Why Malala forgives her enemies

Malala Yousafzai has no bitterness toward the man who tried to kill her.

Malala Yousafzai has no bitterness toward the man who tried to kill her, said Kamila Shamsie in The Guardian (U.K.). Yousafzai, 16, was riding the school bus home in northwest Pakistan a year ago when a Taliban gunman climbed aboard and shot her in the head. Her crime: speaking out against the militants’ ban on girls attending school. Yousafzai has no memory of the shooting, but school friends later told her that the gunman’s hand was shaking as he pulled the trigger. “He was young, in his 20s,” says Yousafzai, who now lives in Britain with her family. “And it’s hard to kill people.
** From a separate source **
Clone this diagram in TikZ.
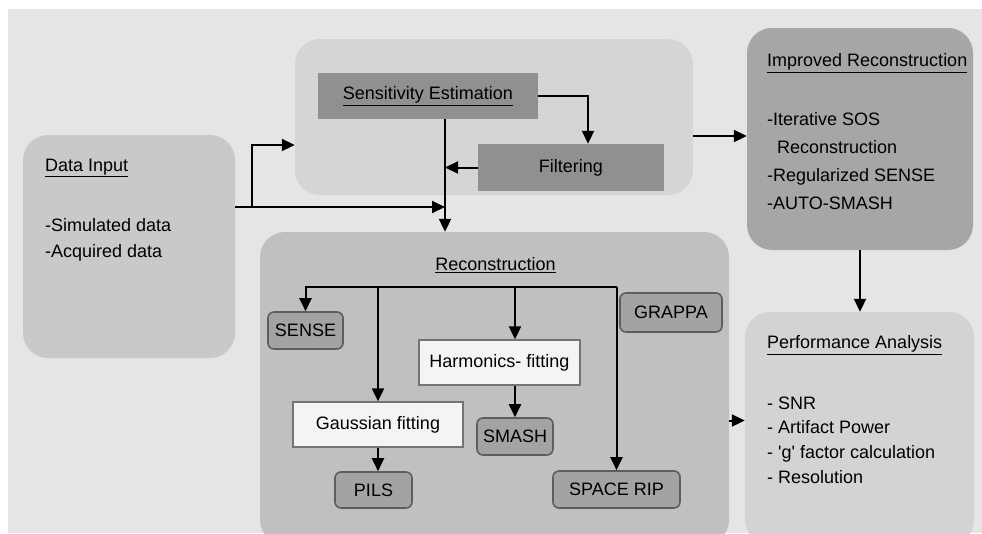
\documentclass[tikz,border=0pt]{standalone}
\usepackage{fontspec}
\setmainfont{Liberation Sans}
\usetikzlibrary{arrows.meta}
\definecolor{bg}{HTML}{E5E5E5}
\definecolor{inputgray}{HTML}{C9C9C9}
\definecolor{groupgray}{HTML}{D5D5D5}
\definecolor{bardark}{HTML}{909090}
\definecolor{impgray}{HTML}{A6A6A6}
\definecolor{recongray}{HTML}{C0C0C0}
\definecolor{perfgray}{HTML}{D3D3D3}
\definecolor{methodfill}{HTML}{A3A3A3}
\definecolor{edge}{HTML}{5E5E5E}
\definecolor{edgelight}{HTML}{747474}
\definecolor{fitwhite}{HTML}{F4F4F4}

\begin{document}
\begin{tikzpicture}[x=1pt, y=-1pt, font=\fontsize{18}{22}\selectfont,
	panel/.style={rounded corners=25pt, inner sep=0pt},
	bar/.style={fill=bardark, inner sep=0pt},
	method/.style={draw=edge, line width=1.6pt, fill=methodfill, rounded corners=6pt, inner sep=0pt},
	fitbox/.style={draw=edgelight, line width=1.3pt, fill=fitwhite, inner sep=0pt},
	txt/.style={inner sep=0pt, anchor=west, align=left},
	arr/.style={-{Triangle[length=13pt,width=12pt]}, line width=2pt}]
	\useasboundingbox (0,0) rectangle (982,533);
	\clip (0,0) rectangle (982,533);
	\fill[white] (0,0) rectangle (982,533);
	\fill[bg] (8,9) rectangle (982,533);

	\node[panel, fill=inputgray, minimum width=212pt, minimum height=223pt] (input) at (129,246.5) {};
	\node[panel, fill=groupgray, minimum width=398pt, minimum height=156pt] (sensgrp) at (494,117) {};
	\node[panel, fill=impgray, minimum width=226pt, minimum height=222pt] (imp) at (860,139) {};
	\node[panel, fill=recongray, minimum width=469pt, minimum height=313pt] (recon) at (494.5,388.5) {};
	\node[panel, fill=perfgray, minimum width=229pt, minimum height=233pt] (perf) at (859.5,428.5) {};

	\node[bar, minimum width=220pt, minimum height=46pt] (sens) at (428,96) {\underline{Sensitivity Estimation}};
	\node[bar, minimum width=186pt, minimum height=47pt] (filt) at (571,167.5) {Filtering};

	\node[txt] (inputtitle) at (45,168) {\underline{Data Input}};
	\node[txt, font=\fontsize{18}{26}\selectfont] (inputlist) at (45,240) {-Simulated data\\-Acquired data};
	\node[txt] (imptitle) at (767,63) {\underline{Improved Reconstruction}};
	\node[txt, font=\fontsize{18}{28}\selectfont] (implist) at (767,161) {-Iterative SOS\\\hspace*{10pt}Reconstruction\\-Regularized SENSE\\-AUTO-SMASH};
	\node[inner sep=0pt] (recontitle) at (495.5,265) {\underline{Reconstruction}};
	\node[txt] (perftitle) at (767,345) {\underline{Performance Analysis}};
	\node[txt, font=\fontsize{18}{24.7}\selectfont] (perflist) at (767,440) {- SNR\\- Artifact Power\\- \textquotesingle g\textquotesingle\ factor calculation\\- Resolution};

	\node[method, minimum width=75pt, minimum height=37pt] (sense) at (305.5,330.5) {SENSE};
	\node[fitbox, minimum width=170pt, minimum height=45pt] (gauss) at (378,424.5) {Gaussian fitting};
	\node[method, minimum width=77pt, minimum height=36pt] (pils) at (373.5,490) {PILS};
	\node[fitbox, minimum width=161pt, minimum height=45pt] (harm) at (499.5,362.5) {Harmonics- fitting};
	\node[method, minimum width=76pt, minimum height=37pt] (smash) at (515,436.5) {SMASH};
	\node[method, minimum width=102pt, minimum height=39pt] (grappa) at (671,312.5) {GRAPPA};
	\node[method, minimum width=127pt, minimum height=37pt] (rip) at (616.5,489.5) {SPACE RIP};

	\coordinate (mid) at (445,207);
	\coordinate (fork) at (252,207);
	\coordinate (tree) at (0,287);

	\draw[arr] (input.east |- mid) -- (mid);
	\draw[arr] (fork) |- ([yshift=-28pt]sensgrp.west);
	\draw[arr] (sens.south -| mid) -- (mid |- recon.north);
	\draw[arr] (sens.east) -| ([xshift=17pt]filt.north);
	\draw[arr] (filt.west) -- (filt.west -| mid);
	\draw[arr] ([yshift=-19pt]sensgrp.east) -- ([yshift=-19pt]sensgrp.east -| imp.west);
	\draw[arr] (imp.south) -- (imp.south |- perf.north);
	\draw[arr] ([yshift=-32pt]recon.east) -- ([yshift=-32pt]recon.east -| perf.west);

	\draw[arr] (rip.north |- tree) -| (sense.north);
	\foreach \n in {gauss,rip}
		\draw[arr] (\n.north |- tree) -- (\n.north);
	\draw[arr] (smash.north |- tree) -- (smash.north |- harm.north);
	\draw[arr] (smash.north |- harm.south) -- (smash.north);
	\draw[arr] (gauss.south) -- (gauss.south |- pils.north);
\end{tikzpicture}
\end{document}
Maybe that’s why his hand was shaking.” She feels no anger toward her would-be assassin. “People are brainwashed. That’s why they do things like suicide attacks and killing people. I can’t imagine it—that boy who shot me, I can’t imagine hurting him even with a needle. I believe in peace.” Sadly, some of her countrymen do not trust her motives and accuse her of seeking international fame. “Pakistanis can’t trust. They’ve seen in history that people, particularly politicians, are corrupt. They’re told, ‘Malala is working for America.’ It’s fine; they say it about every politician, and I want to become a politician.”